The reviewer said that "Open-Source" with a hyphen is "usually used by Microsoft scammers," so "I would recommend keeping the normal un-hyphenated "open source" spelling."

"The licensing table is rather unclear," the reviewer remarked. "Sorry I cannot rework it to show an improved arrangement, but it took a long while to puzzle over. Maybe a decision tree or flow chart would be better..."

"There is a high ROI for readable code," the reviewer opined. "It is said that code is read many more times than it is written or edited. Perhaps more emphasis on style a la OpenBSD's style(9) guide would help. There are a lot of good arguments against CLAs and NDAs which could be included in the book."

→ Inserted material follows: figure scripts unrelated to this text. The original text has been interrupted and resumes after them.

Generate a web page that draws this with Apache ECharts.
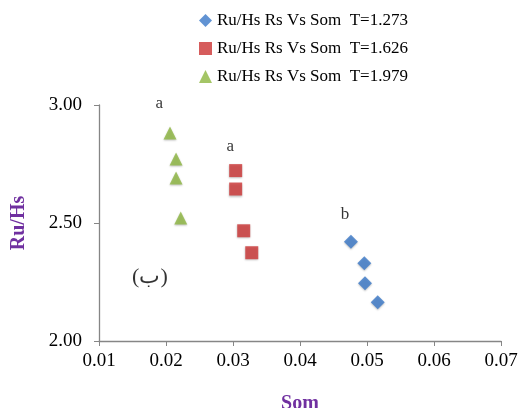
<!DOCTYPE html>
<html><head><meta charset="utf-8">
<script src="https://cdn.jsdelivr.net/npm/echarts@6/dist/echarts.min.js"></script>
<style>html,body{margin:0;padding:0;background:#fff}#c{width:519px;height:408px}</style>
</head><body><div id="c"></div>
<script>
const seriesNames = ['Ru/Hs Rs Vs Som  T=1.273', 'Ru/Hs Rs Vs Som  T=1.626', 'Ru/Hs Rs Vs Som  T=1.979'];
const blueSom = [0.0476, 0.0496, 0.0497, 0.0516];
const blueRuHs = [2.421, 2.329, 2.245, 2.164];
const redSom = [0.0304, 0.0304, 0.0316, 0.0328];
const redRuHs = [2.722, 2.644, 2.467, 2.374];
const greenSom = [0.0206, 0.0215, 0.0215, 0.0222];
const greenRuHs = [2.881, 2.771, 2.691, 2.521];
const noteText = ['a', 'a', 'b', '(ب)'];
const noteSom = [0.0190, 0.0296, 0.0467, 0.0176];
const noteRuHs = [3.008, 2.822, 2.538, 2.271];
const xTicks = [0.01, 0.02, 0.03, 0.04, 0.05, 0.06, 0.07];
const yTicks = [2.00, 2.50, 3.00];

const pair = (xs, ys) => xs.map((x, i) => [x, ys[i]]);
const font = '"Liberation Serif", "DejaVu Serif", serif';
const chart = echarts.init(document.getElementById('c'), null, {renderer: 'canvas'});
chart.setOption({
  animation: false,
  grid: {left: 99, right: 18, top: 105, bottom: 67, containLabel: false, outerBoundsMode: 'none'},
  legend: {
    orient: 'vertical', left: 194, top: 7, itemGap: 11,
    itemWidth: 13, itemHeight: 13,
    textStyle: {fontFamily: font, fontSize: 17, color: '#000', lineHeight: 17},
    data: seriesNames
  },
  xAxis: {
    type: 'value', min: xTicks[0], max: xTicks[xTicks.length - 1], interval: 0.01,
    name: 'Som', nameLocation: 'middle', nameGap: 53,
    nameTextStyle: {fontFamily: font, fontSize: 20, fontWeight: 'bold', color: '#7030A0'},
    splitLine: {show: false},
    axisLine: {lineStyle: {color: '#868686', width: 1.3}},
    axisTick: {show: true, length: 5, lineStyle: {color: '#868686'}},
    axisLabel: {margin: 11, fontFamily: font, fontSize: 19, color: '#000',
      formatter: v => v.toFixed(2)}
  },
  yAxis: {
    type: 'value', min: yTicks[0], max: yTicks[yTicks.length - 1], interval: 0.5,
    name: 'Ru/Hs', nameLocation: 'middle', nameGap: 70, nameRotate: 90,
    nameTextStyle: {fontFamily: font, fontSize: 20, fontWeight: 'bold', color: '#7030A0'},
    splitLine: {show: false},
    axisLine: {show: true, lineStyle: {color: '#868686', width: 1.3}},
    axisTick: {show: true, length: 5, lineStyle: {color: '#868686'}},
    axisLabel: {margin: 17, fontFamily: font, fontSize: 19, color: '#000',
      formatter: v => v.toFixed(2)}
  },
  series: [
    {name: seriesNames[0], type: 'scatter', symbol: 'diamond', symbolSize: 14,
     itemStyle: {color: '#3A78C8', shadowColor: 'rgba(0,0,0,0.3)', shadowBlur: 2, shadowOffsetY: 1},
     data: pair(blueSom, blueRuHs)},
    {name: seriesNames[1], type: 'scatter', symbol: 'rect', symbolSize: 13,
     itemStyle: {color: '#CC3333', shadowColor: 'rgba(0,0,0,0.3)', shadowBlur: 2, shadowOffsetY: 1},
     data: pair(redSom, redRuHs)},
    {name: seriesNames[2], type: 'scatter', symbol: 'triangle', symbolSize: 13,
     itemStyle: {color: '#8DB640', shadowColor: 'rgba(0,0,0,0.3)', shadowBlur: 2, shadowOffsetY: 1},
     data: pair(greenSom, greenRuHs)},
    {type: 'scatter', symbolSize: 0, clip: false, silent: true,
     label: {show: true, position: 'inside', formatter: p => noteText[p.dataIndex],
       fontFamily: font, fontSize: 17, color: '#000'},
     data: pair(noteSom, noteRuHs).map((v, i) => ({
       value: v,
       label: noteText[i].length > 1 ? {fontSize: 22} : {}
     }))}
  ]
});
</script></body></html>
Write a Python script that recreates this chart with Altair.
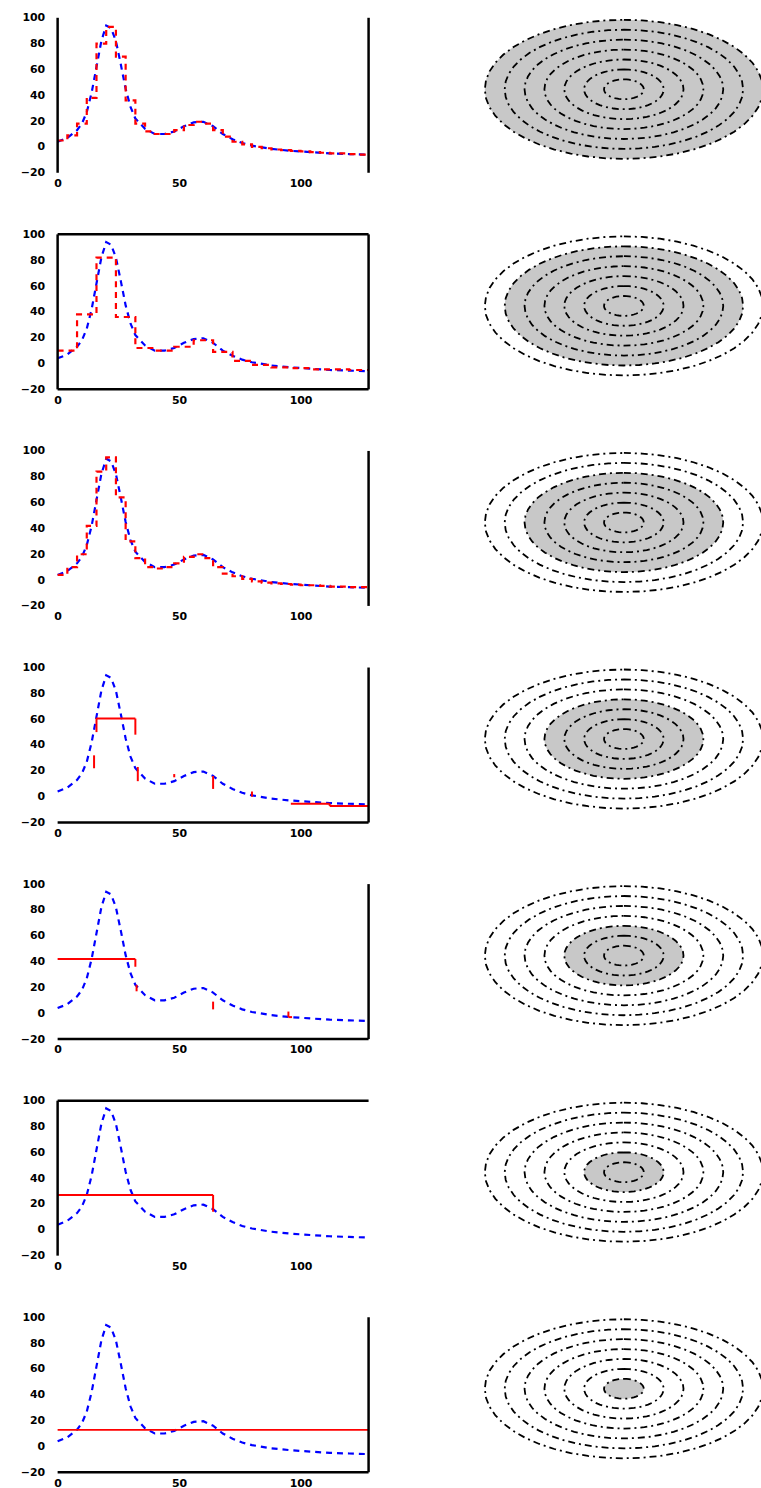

Igor Ljubuncic "Skills vs tools is a good distinction to keep," argued the reviewer. "It should be pointed out that there has been a giant movement towards the decommodification of Linux through proprietary interfaces and APIs."

"IMHO certifications are largely a waste of time except for "box tickers" as defined in David Graeber's book "Bullshit Jobs" from 2018," said the reviewer.

"Mentors can help focus learning away from non-productive endeavors and towards useful paths."

"The difference between tools and skills can be repeated multiple times throughout the chapter for emphasis."

"Scientific method should be highlighted prominently and the main way for problem solving," the reviewer said. "The chapter covers it, but the intro could be more focused. I'm not sure the data analysis segment adds anything as it is at the moment. qualitative vs quantitative is worth exploring..."

"For development," the reviewer said, "I've been favorable to Rapid Prototyping which I guess might fit under 'Agile'. There are few situations where waterfall can be of use, in practice. In grad school, whenever someone spoke a buzzword in my direction, I stopped them and asked for a clarification of what was meant. Eventually people stopped throwing buzzwords around until after I graduated."

"Wasting time is hard to avoid if people are around you wasting time," said the reviewer, "they will drag you into their mess. E-mail is not so unproductive in and of itself, but the joke of an interface which people use (web mail) makes it impossible for it to be useful. Time management skills are essential to being efficient."

This review does not come with a score, but it seems like the person behind Dedoimedo expresses or articulates experiences others have learned firsthand.